▶ The problem: Copy each line of the entries beneath that contains the word "code".

::: Listed records :::

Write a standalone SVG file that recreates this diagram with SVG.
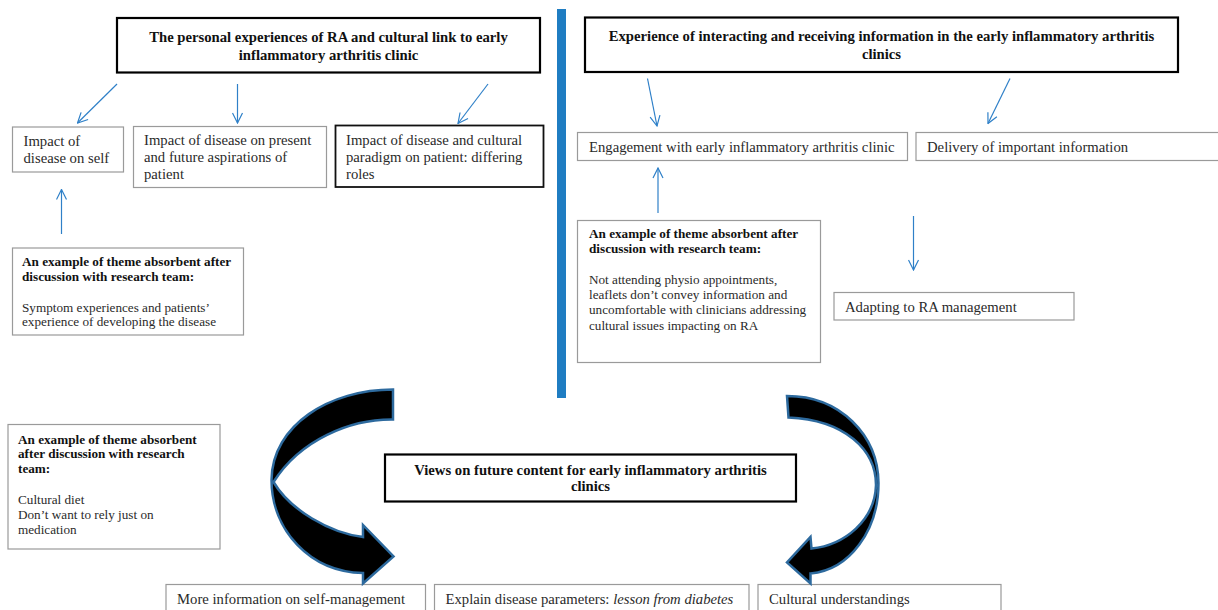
<svg xmlns="http://www.w3.org/2000/svg" width="1218" height="610" viewBox="0 0 1218 610">
<defs>
<style>
.t{font-family:"Liberation Serif","Times New Roman",serif;font-size:14.7px;fill:#2a2a2a}
.s{font-family:"Liberation Serif","Times New Roman",serif;font-size:13.2px;fill:#2a2a2a}
.b{font-weight:bold;fill:#111}
.title{fill:#fff;stroke:#000;stroke-width:2.2}
.box{fill:#fff;stroke:#9a9a9a;stroke-width:1.2}
.boxk{fill:#fff;stroke:#111;stroke-width:1.8}
.con{stroke:#2F80C8;stroke-width:1.2;fill:none;marker-end:url(#ah)}
.curve{fill:#000;stroke:#2D6A9E;stroke-width:2.5;stroke-linejoin:miter}
</style>
<marker id="ah" viewBox="0 0 12 12" refX="11" refY="6" markerWidth="12" markerHeight="12" markerUnits="userSpaceOnUse" orient="auto">
<path d="M1,1 L11,6 L1,11" fill="none" stroke="#2F80C8" stroke-width="1.2"/>
</marker>
</defs>
<rect width="1218" height="610" fill="#fff"/>

<rect id="divider" x="557" y="9" width="9" height="389" fill="#1F7DC2"/>

<g id="title-left">
<rect class="title" x="117" y="18" width="423" height="54.5"/>
<text class="t b" text-anchor="middle" x="328.5" y="42">The personal experiences of RA and cultural link to early</text>
<text class="t b" text-anchor="middle" x="328.5" y="60">inflammatory arthritis clinic</text>
</g>

<g id="title-right">
<rect class="title" x="585" y="17.5" width="593" height="54.5"/>
<text class="t b" text-anchor="middle" x="881.5" y="41">Experience of interacting and receiving information in the early inflammatory arthritis</text>
<text class="t b" text-anchor="middle" x="881.5" y="59">clinics</text>
</g>

<g id="impact-self">
<rect class="box" x="12.5" y="127" width="111" height="45"/>
<text class="t" x="23.5" y="146">Impact of</text>
<text class="t" x="23.5" y="163">disease on self</text>
</g>

<g id="impact-aspirations">
<rect class="box" x="133.5" y="126.5" width="193" height="61"/>
<text class="t" x="144" y="145">Impact of disease on present</text>
<text class="t" x="144" y="162">and future aspirations of</text>
<text class="t" x="144" y="179">patient</text>
</g>

<g id="impact-paradigm">
<rect class="boxk" x="335.5" y="125.5" width="208" height="61.5"/>
<text class="t" x="346" y="145">Impact of disease and cultural</text>
<text class="t" x="346" y="162">paradigm on patient: differing</text>
<text class="t" x="346" y="179">roles</text>
</g>

<g id="example-left">
<rect class="box" x="12.5" y="248" width="231" height="87"/>
<text class="s b" x="22" y="266">An example of theme absorbent after</text>
<text class="s b" x="22" y="280.5">discussion with research team:</text>
<text class="s" x="22" y="311.5">Symptom experiences and patients’</text>
<text class="s" x="22" y="326">experience of developing the disease</text>
</g>

<g id="engagement">
<rect class="box" x="577.5" y="132.5" width="330" height="28"/>
<text class="t" x="589" y="151.5">Engagement with early inflammatory arthritis clinic</text>
</g>

<g id="delivery">
<rect class="box" x="916" y="132.5" width="310" height="28"/>
<text class="t" x="927" y="151.5">Delivery of important information</text>
</g>

<g id="example-middle">
<rect class="box" x="577.5" y="220.5" width="243" height="142"/>
<text class="s b" x="589" y="237.5">An example of theme absorbent after</text>
<text class="s b" x="589" y="252.5">discussion with research team:</text>
<text class="s" x="589" y="284">Not attending physio appointments,</text>
<text class="s" x="589" y="299">leaflets don’t convey information and</text>
<text class="s" x="589" y="314">uncomfortable with clinicians addressing</text>
<text class="s" x="589" y="329.5">cultural issues impacting on RA</text>
</g>

<g id="adapting">
<rect class="box" x="834" y="292.5" width="240" height="27.5"/>
<text class="t" x="845" y="312">Adapting to RA management</text>
</g>

<g id="example-bottom">
<rect class="box" x="8" y="424.5" width="212" height="124.5"/>
<text class="s b" x="18" y="443.5">An example of theme absorbent</text>
<text class="s b" x="18" y="458">after discussion with research</text>
<text class="s b" x="18" y="472.5">team:</text>
<text class="s" x="18" y="503.5">Cultural diet</text>
<text class="s" x="18" y="518.5">Don’t want to rely just on</text>
<text class="s" x="18" y="533.5">medication</text>
</g>

<g id="title-bottom">
<rect class="title" x="385" y="454.5" width="411" height="47"/>
<text class="t b" text-anchor="middle" x="590.5" y="475">Views on future content for early inflammatory arthritis</text>
<text class="t b" text-anchor="middle" x="590.5" y="491">clinics</text>
</g>

<g id="self-management">
<rect class="box" x="166" y="584.5" width="259.5" height="40"/>
<text class="t" x="177" y="604">More information on self-management</text>
</g>

<g id="disease-parameters">
<rect class="box" x="434.5" y="584.5" width="314.5" height="40"/>
<text class="t" x="445.5" y="604">Explain disease parameters: <tspan font-style="italic">lesson from diabetes</tspan></text>
</g>

<g id="cultural-understandings">
<rect class="box" x="758" y="584.5" width="243" height="40"/>
<text class="t" x="769" y="604">Cultural understandings</text>
</g>

<g id="connectors">
<line class="con" x1="117" y1="84" x2="77.5" y2="123"/>
<line class="con" x1="237.5" y1="84" x2="237.5" y2="123"/>
<line class="con" x1="488" y1="84" x2="458" y2="123.5"/>
<line class="con" x1="61.5" y1="234" x2="61.5" y2="189.5"/>
<line class="con" x1="647.5" y1="78.5" x2="657" y2="126"/>
<line class="con" x1="1010" y1="78.5" x2="988" y2="123.5"/>
<line class="con" x1="658" y1="213" x2="658" y2="168"/>
<line class="con" x1="913.5" y1="216" x2="913.5" y2="270"/>
<path class="curve" d="M393,389.5 C330,389.5 272,425 271.5,480 C271.5,530 310,572 363,573 L363,583.5 L393.5,556.5 L363,525 L363,537 C330,533 290,510 273.5,482 C300,440 350,419 393,419.5 Z"/>
<path class="curve" d="M787,396 C840,396 878,435 878.5,483 C878.5,530 850,570 810.5,573.5 L810.5,583.5 L787,562.5 L810.5,537 L811.5,548.5 C845,545 875,520 876,485 C876,450 845,420 788.5,417.5 Z"/>
</g>
</svg>
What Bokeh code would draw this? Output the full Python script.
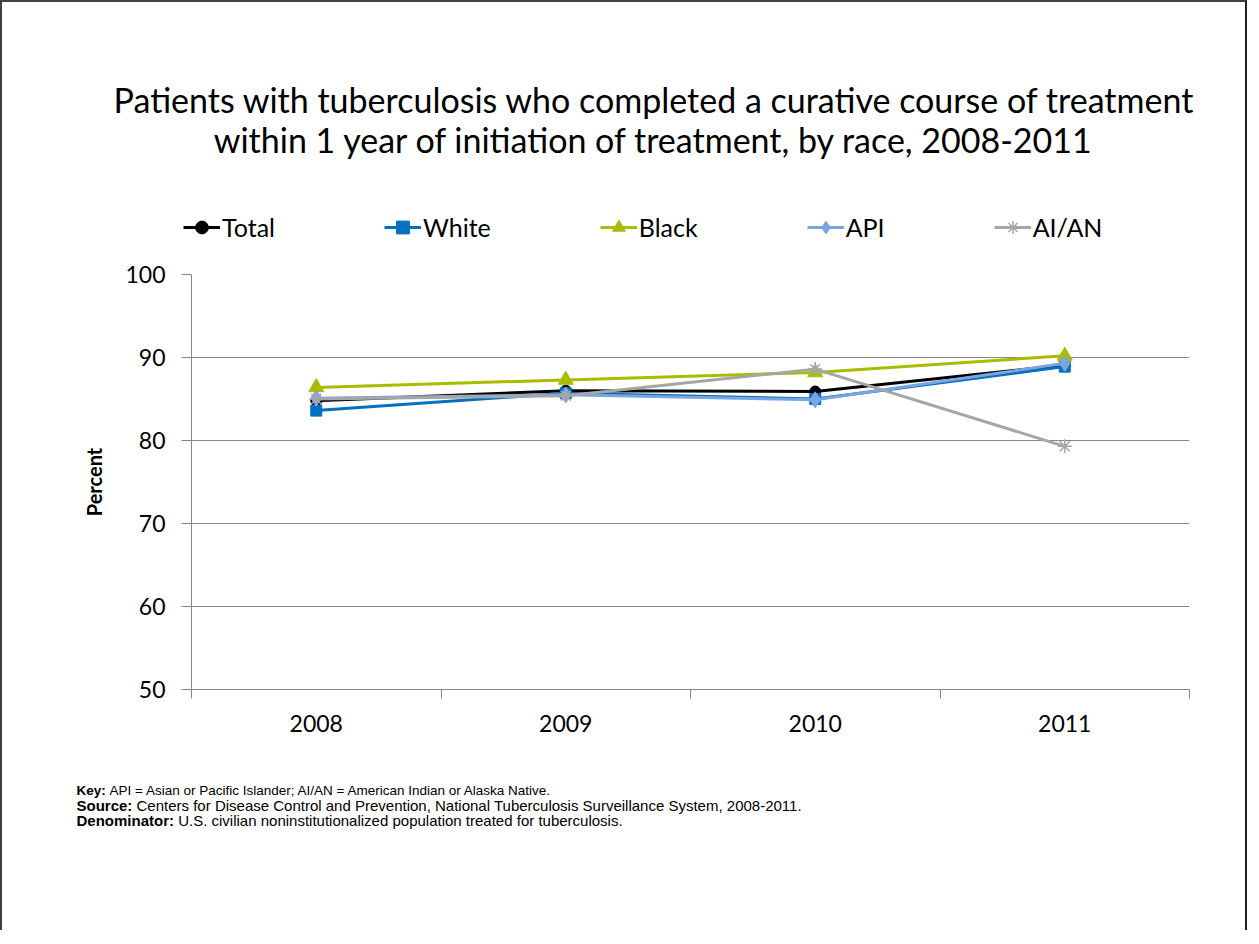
from bokeh.plotting import figure
from bokeh.models import Legend, LegendItem, Label, FixedTicker, Range1d
from bokeh.layouts import column
from bokeh.embed import file_html
from bokeh.resources import INLINE

# ---- data ----
years = [2008, 2009, 2010, 2011]
total = [84.8, 86.0, 85.9, 89.1]
white = [83.6, 85.7, 85.0, 88.9]
black = [86.4, 87.3, 88.2, 90.2]
api = [85.1, 85.5, 84.9, 89.3]
aian = [85.0, 85.4, 88.6, 79.3]
y_ticks = [50, 60, 70, 80, 90, 100]

title_lines = ["Patients with tuberculosis who completed a curative course of treatment",
               "within 1 year of initiation of treatment, by race, 2008-2011"]
notes = [("Key:", "API = Asian or Pacific Islander; AI/AN = American Indian or Alaska Native."),
         ("Source:", "Centers for Disease Control and Prevention, National Tuberculosis Surveillance System, 2008-2011."),
         ("Denominator:", "U.S. civilian noninstitutionalized population treated for tuberculosis.")]

series = [
    ("Total", total, "#000000", "circle", 11),
    ("White", white, "#0070C0", "square", 11),
    ("Black", black, "#A9BC00", "triangle", 15),
    ("API", api, "#79A5E0", "diamond", 16),
    ("AI/AN", aian, "#A6A6A6", "asterisk", 14),
]

# ---- layout (canvas pixels) ----
W = 1243
H_HEAD, H_MAIN, H_FOOT = 250, 520, 158
FONT = "Lato"
GRID = "#868686"


def text_fig(h):
    f = figure(width=W, height=h, output_backend="svg", toolbar_location=None,
               x_range=Range1d(0, W), y_range=Range1d(h, 0),
               x_axis_type=None, y_axis_type=None, frame_align=False,
               min_border_left=0, min_border_right=0, min_border_top=0, min_border_bottom=0)
    f.outline_line_color = None
    f.xgrid.grid_line_color = None
    f.ygrid.grid_line_color = None
    f.border_fill_color = "white"
    f.background_fill_color = "white"
    return f


def draw_series(fig, xs, vals, col, mk, sz):
    lr = fig.line(xs, vals, line_color=col, line_width=3)
    if mk == "asterisk":
        sr = fig.scatter(xs, vals, marker=mk, size=sz, line_color=col, line_width=1.5)
    else:
        sr = fig.scatter(xs, vals, marker=mk, size=sz, fill_color=col, line_color=col)
    return lr, sr


# ---- header: title + legend ----
head = text_fig(H_HEAD)
for i, t in enumerate(title_lines):
    head.add_layout(Label(x=652, y=97 + 40 * i, text=t, text_align="center",
                          text_baseline="middle", text_font=FONT,
                          text_font_size="34px", text_color="black"))
# legend swatches: same series styles; their data lie outside this panel's ranges
items = []
for name, vals, col, mk, sz in series:
    lr, sr = draw_series(head, years, vals, col, mk, sz)
    items.append(LegendItem(label=name, renderers=[lr, sr]))
legend = Legend(items=items, orientation="horizontal", location=(181, 9),
                spacing=109, glyph_width=37, glyph_height=32, label_standoff=2,
                padding=0, margin=0, border_line_color=None, background_fill_alpha=0,
                label_text_font=FONT, label_text_font_size="25px", label_text_color="black")
head.add_layout(legend, "center")

# ---- main chart ----
FL, FR, FT, FB = 189, 1187, 22, 437
p = figure(width=W, height=H_MAIN, output_backend="svg", toolbar_location=None,
           x_range=Range1d(years[0] - 0.5, years[-1] + 0.5), y_range=Range1d(50, 100),
           frame_align=False,
           min_border_left=FL, min_border_right=W - FR,
           min_border_top=FT, min_border_bottom=H_MAIN - FB)
p.outline_line_color = None
p.background_fill_color = "white"
p.border_fill_color = "white"

xa = p.xaxis[0]
xa.ticker = FixedTicker(ticks=years, minor_ticks=[y - 0.5 for y in years] + [years[-1] + 0.5])
xa.major_tick_line_color = None
xa.major_tick_out = 0
xa.major_tick_in = 0
xa.minor_tick_line_color = GRID
xa.minor_tick_out = 9
xa.minor_tick_in = 0
xa.axis_line_color = GRID
xa.major_label_text_font = FONT
xa.major_label_text_font_size = "23px"
xa.major_label_text_color = "black"
xa.major_label_standoff = 16

ya = p.yaxis[0]
ya.ticker = FixedTicker(ticks=y_ticks, minor_ticks=[])
ya.major_tick_line_color = GRID
ya.major_tick_out = 10
ya.major_tick_in = 0
ya.minor_tick_line_color = None
ya.axis_line_color = GRID
ya.major_label_text_font = FONT
ya.major_label_text_font_size = "23px"
ya.major_label_text_color = "black"
ya.major_label_standoff = 16
ya.axis_label = "Percent"
ya.axis_label_text_font = FONT
ya.axis_label_text_font_size = "20px"
ya.axis_label_text_font_style = "bold"
ya.axis_label_text_color = "black"
ya.axis_label_standoff = 16

p.xgrid.grid_line_color = None
p.ygrid.grid_line_color = GRID
p.ygrid.grid_line_width = 1

for name, vals, col, mk, sz in series:
    draw_series(p, years, vals, col, mk, sz)

# ---- footer: notes ----
foot = text_fig(H_FOOT)
NX = 74
bold_units = [2167, 3723, 6500]
sizes = [13.5, 15, 15]
for i, (b, r) in enumerate(notes):
    yy = 18 + 15 * i
    s = sizes[i]
    foot.add_layout(Label(x=NX, y=yy, text=b, text_align="left", text_baseline="middle",
                          text_font="Liberation Sans", text_font_size=f"{s}px",
                          text_font_style="bold", text_color="black"))
    foot.add_layout(Label(x=NX + (bold_units[i] + 278) * s / 1000, y=yy, text=r,
                          text_align="left", text_baseline="middle",
                          text_font="Liberation Sans", text_font_size=f"{s}px",
                          text_color="black"))

page = column(head, p, foot, spacing=0)
page.styles = {"border-left": "2px solid #404040", "border-top": "2px solid #404040",
               "border-right": "2px solid #202020"}

open("out.html", "w").write(file_html(page, INLINE))
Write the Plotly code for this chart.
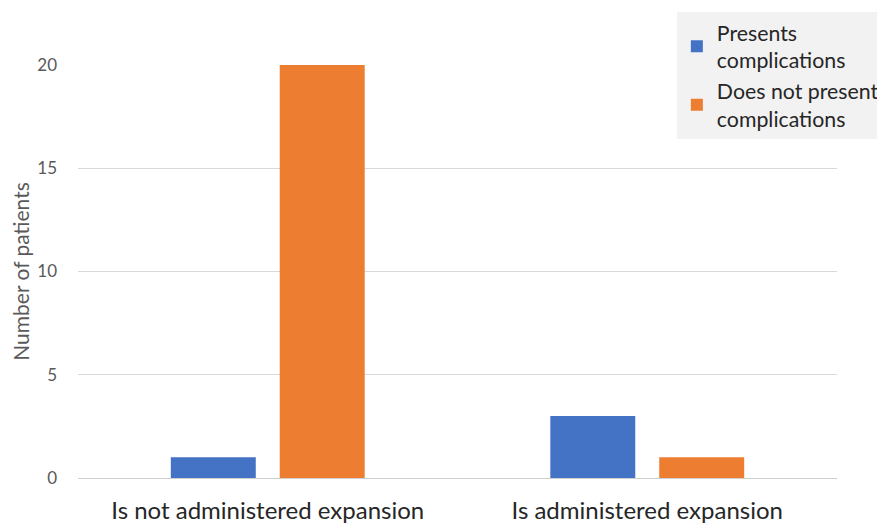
import plotly.graph_objects as go

categories = ["Is not administered expansion", "Is administered expansion"]
presents = [1, 3]
not_present = [20, 1]
series_names = ["Presents<br>complications", "Does not present<br>complications"]
tick_vals = [0, 5, 10, 15, 20]

FONT = "Lato"

fig = go.Figure()
fig.add_trace(go.Bar(x=categories, y=presents, name=series_names[0],
                     marker=dict(color="#4472c4", line=dict(width=0))))
fig.add_trace(go.Bar(x=categories, y=not_present, name=series_names[1],
                     marker=dict(color="#ed7d31", line=dict(width=0))))

fig.update_layout(
    width=877, height=515,
    margin=dict(l=70, r=48, t=57, b=45, autoexpand=False),
    paper_bgcolor="white", plot_bgcolor="white",
    barmode="group", bargap=0.426, bargroupgap=0.22,
    font=dict(family=FONT, color="#595959"),
    showlegend=True,
    legend=dict(x=0.789, y=1.128, xanchor="left", yanchor="top",
                bgcolor="#f2f2f2", font=dict(size=21.3, color="#262626", family=FONT),
                tracegroupgap=14, itemwidth=30),
    xaxis=dict(showgrid=False, showline=True, linecolor="#d0d0d0", linewidth=1,
               ticks="", automargin=False,
               tickfont=dict(size=24, color="#262626", family=FONT),
               ticklabelstandoff=11),
    yaxis=dict(range=[0, 20], tickvals=tick_vals, showgrid=True, gridcolor="#d9d9d9",
               zeroline=False, showline=False, ticks="", automargin=False,
               tickfont=dict(size=17, color="#595959", family=FONT),
               ticklabelstandoff=20,
               title=dict(text="Number of patients", font=dict(size=21, color="#595959", family=FONT),
                          standoff=10)),
)

fig.write_html("out.html")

:::

▶ Full answer:
What Bokeh code would draw this? Output the full Python script.
Write the Plotly code for this chart.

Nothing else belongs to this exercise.